Should a fingerprint be enough for a conviction?

Should a fingerprint be enough for a conviction?

 fingerprint-300x201 - Law Office of John Freeman

In all legal cases, criminal and civil, evidence is the key to the case. In criminal cases, the prosecution must have sufficient evidence to prove every element of the crime charge “beyond a reasonable doubt.” When the evidence is insufficient to meet this high burden, a case may end in an acquittal or, in the case of one man convicted of robbery 15 years ago, a conviction may be overturned in an appellate court.

Need more than just fingerprints

According to a recent report, the case in question was heard in the U.S. Court of Appeals for the Third Circuit. The defendant appealed a robbery conviction that, the reports note, was based almost solely on the fact that the defendant’s fingerprints were proven to be on an envelope that was carried and dropped by the suspect at the scene of the crime. However, the report states there was little else to connect the defendant to the crime, and little to point to the defendant as the suspect who committed the robbery. In the end, the appellate court ruled that those fingerprints on an envelope, and little else, were insufficient evidence to prove beyond a reasonable doubt that the defendant committed the robbery.

For the defendant in that case, his conviction was overturned.
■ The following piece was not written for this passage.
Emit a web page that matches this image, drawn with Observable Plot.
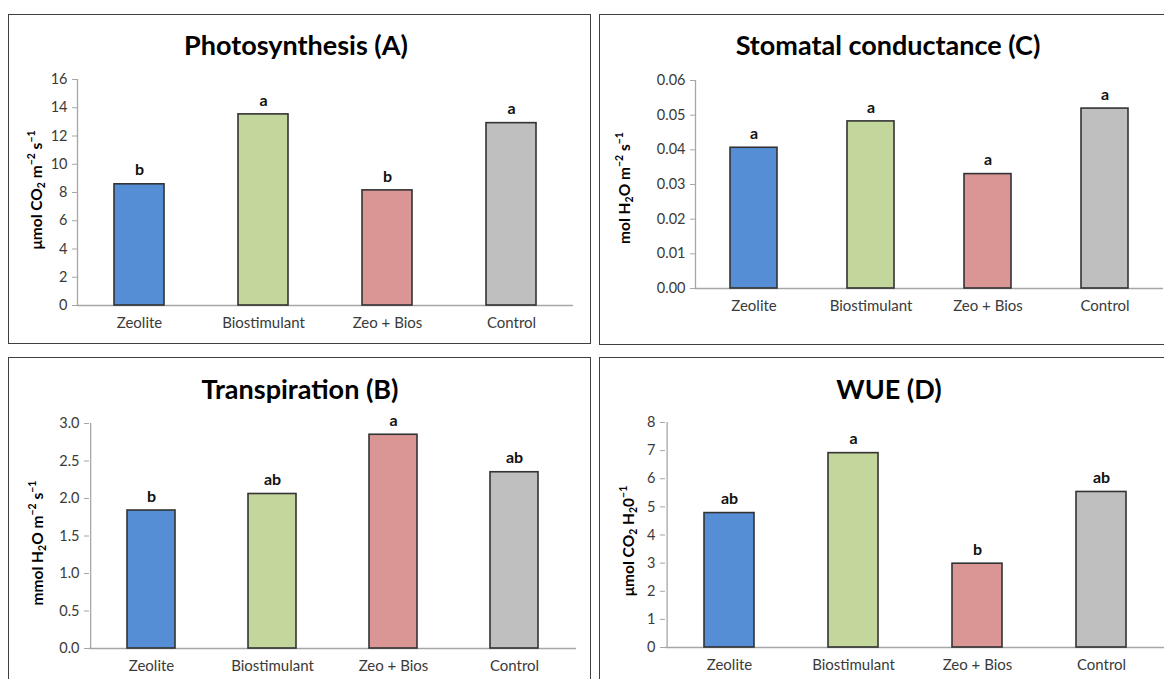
<!DOCTYPE html>
<html>
<head>
<meta charset="utf-8">
<script src="https://cdn.jsdelivr.net/npm/d3@7"></script>
<script src="https://cdn.jsdelivr.net/npm/@observablehq/plot@0.6"></script>
<style>
  html, body { margin: 0; padding: 0; background: #fff; }
  body { width: 1164px; height: 679px; position: relative; overflow: hidden; font-family: Lato, "Open Sans", sans-serif; }
  .frame { position: absolute; border: 1.5px solid #404040; box-sizing: border-box; }
  .title { position: absolute; font-weight: bold; font-size: 27px; color: #000; white-space: nowrap; transform: translate(-50%, -50%); }
  .ylabel { position: absolute; font-weight: bold; font-size: 15.5px; color: #000; white-space: nowrap; transform: translate(-50%, -50%) rotate(-90deg); }
  .ylabel sub, .ylabel sup { font-size: 10.5px; }
  .ylabel sub { vertical-align: -3px; }
  .ylabel sup { vertical-align: 7px; }
  .plot { position: absolute; }
</style>
</head>
<body>
<div id="root"></div>
<script>
// ---- data ----
const categories = ["Zeolite", "Biostimulant", "Zeo + Bios", "Control"];
const barColors = ["#558ED5", "#C3D69B", "#D99694", "#BFBFBF"];

const photosynthesis = [8.58, 13.53, 8.15, 12.91];
const photosynthesisLetters = ["b", "a", "b", "a"];
const photosynthesisTicks = [0, 2, 4, 6, 8, 10, 12, 14, 16];

const conductance = [0.0406, 0.0482, 0.0330, 0.0519];
const conductanceLetters = ["a", "a", "a", "a"];
const conductanceTicks = [0, 0.01, 0.02, 0.03, 0.04, 0.05, 0.06];

const transpiration = [1.84, 2.06, 2.85, 2.35];
const transpirationLetters = ["b", "ab", "a", "ab"];
const transpirationTicks = [0, 0.5, 1.0, 1.5, 2.0, 2.5, 3.0];

const wue = [4.78, 6.91, 2.98, 5.53];
const wueLetters = ["ab", "a", "b", "ab"];
const wueTicks = [0, 1, 2, 3, 4, 5, 6, 7, 8];

// ---- layout (page pixels) ----
const panels = [
  {
    title: "Photosynthesis (A)", titleX: 296, titleY: 44,
    ylabel: "μmol CO<sub>2</sub> m<sup>−2</sup> s<sup>−1</sup>", ylabelX: 36, ylabelY: 190,
    frame: {left: 8, top: 14, width: 583, height: 330},
    svg: {left: 8, top: 60, width: 580, height: 282, mL: 69, mR: 15, mT: 19, mB: 37},
    values: photosynthesis, letters: photosynthesisLetters, ticks: photosynthesisTicks, fmt: d3.format("d")
  },
  {
    title: "Stomatal conductance (C)", titleX: 888, titleY: 44,
    ylabel: "mol H<sub>2</sub>O m<sup>−2</sup> s<sup>−1</sup>", ylabelX: 624, ylabelY: 188,
    frame: {left: 599, top: 14, width: 590, height: 331},
    svg: {left: 599, top: 60, width: 565, height: 262, mL: 96, mR: 1, mT: 20, mB: 34},
    values: conductance, letters: conductanceLetters, ticks: conductanceTicks, fmt: d3.format(".2f")
  },
  {
    title: "Transpiration (B)", titleX: 300, titleY: 388,
    ylabel: "mmol H<sub>2</sub>O m<sup>−2</sup> s<sup>−1</sup>", ylabelX: 37, ylabelY: 543,
    frame: {left: 8, top: 357, width: 583, height: 340},
    svg: {left: 9, top: 400, width: 581, height: 279, mL: 80, mR: 14, mT: 23, mB: 31},
    values: transpiration, letters: transpirationLetters, ticks: transpirationTicks, fmt: d3.format(".1f")
  },
  {
    title: "WUE (D)", titleX: 889, titleY: 388,
    ylabel: "μmol CO<sub>2</sub> H<sub>2</sub>0<sup>−1</sup>", ylabelX: 628, ylabelY: 541,
    frame: {left: 599, top: 357, width: 590, height: 340},
    svg: {left: 599, top: 400, width: 565, height: 279, mL: 66, mR: 0, mT: 22, mB: 32},
    values: wue, letters: wueLetters, ticks: wueTicks, fmt: d3.format("d")
  }
];

const root = document.getElementById("root");

for (const p of panels) {
  const fr = document.createElement("div");
  fr.className = "frame";
  Object.assign(fr.style, {left: p.frame.left + "px", top: p.frame.top + "px", width: p.frame.width + "px", height: p.frame.height + "px"});
  root.appendChild(fr);

  const t = document.createElement("div");
  t.className = "title";
  t.textContent = p.title;
  Object.assign(t.style, {left: p.titleX + "px", top: p.titleY + "px"});
  root.appendChild(t);

  const yl = document.createElement("div");
  yl.className = "ylabel";
  yl.innerHTML = p.ylabel;
  Object.assign(yl.style, {left: p.ylabelX + "px", top: p.ylabelY + "px"});
  root.appendChild(yl);

  const data = categories.map((c, i) => ({cat: c, v: p.values[i], letter: p.letters[i], color: barColors[i]}));
  const s = p.svg;
  const ymax = p.ticks[p.ticks.length - 1];
  const step = (s.width - s.mL - s.mR) / categories.length;

  const chart = Plot.plot({
    width: s.width,
    height: s.height,
    marginLeft: s.mL,
    marginRight: s.mR,
    marginTop: s.mT,
    marginBottom: s.mB,
    style: {fontFamily: "Lato, 'Open Sans', sans-serif", fontSize: "14px", background: "transparent", color: "#404040"},
    x: {domain: categories, paddingInner: 0.6, paddingOuter: 0.3, label: null, axis: null},
    y: {domain: [0, ymax], label: null, axis: null},
    color: {type: "identity"},
    marks: [
      Plot.ruleY([0], {stroke: "#A6A6A6", strokeWidth: 1.3}),
      Plot.ruleX([categories[0]], {y1: 0, y2: ymax, dx: -step / 2, stroke: "#A6A6A6", strokeWidth: 1.3}),
      Plot.axisY({ticks: p.ticks, tickFormat: p.fmt, tickSize: 5, tickPadding: 5, stroke: "#A6A6A6", fill: "#3a3a3a", label: null, fontSize: 14.5}),
      Plot.axisX({tickSize: 0, tickPadding: 12, fill: "#3a3a3a", label: null, fontSize: 15}),
      Plot.barY(data, {x: "cat", y: "v", fill: "color", stroke: "#333", strokeWidth: 1.6}),
      Plot.text(data, {x: "cat", y: "v", text: "letter", dy: -14, fontWeight: "bold", fontSize: 16, fill: "#111"})
    ]
  });
  chart.classList.add("plot");
  Object.assign(chart.style, {left: s.left + "px", top: s.top + "px"});
  root.appendChild(chart);
}
</script>
</body>
</html>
However, the fact that he was convicted in the first place on such little evidence may point to another crucial part of criminal defense strategy: persuasive arguments. Even if the evidence – or lack thereof – is on your side, the defense case needs to be presented in such a way that the trier of fact – a judge or jury – decides that your case is, indeed, the right one.

For criminal defendants in Michigan, everything is on the line. Crafting a sound criminal defense strategy could mean the difference between freedom and years in prison. Getting it right is crucial.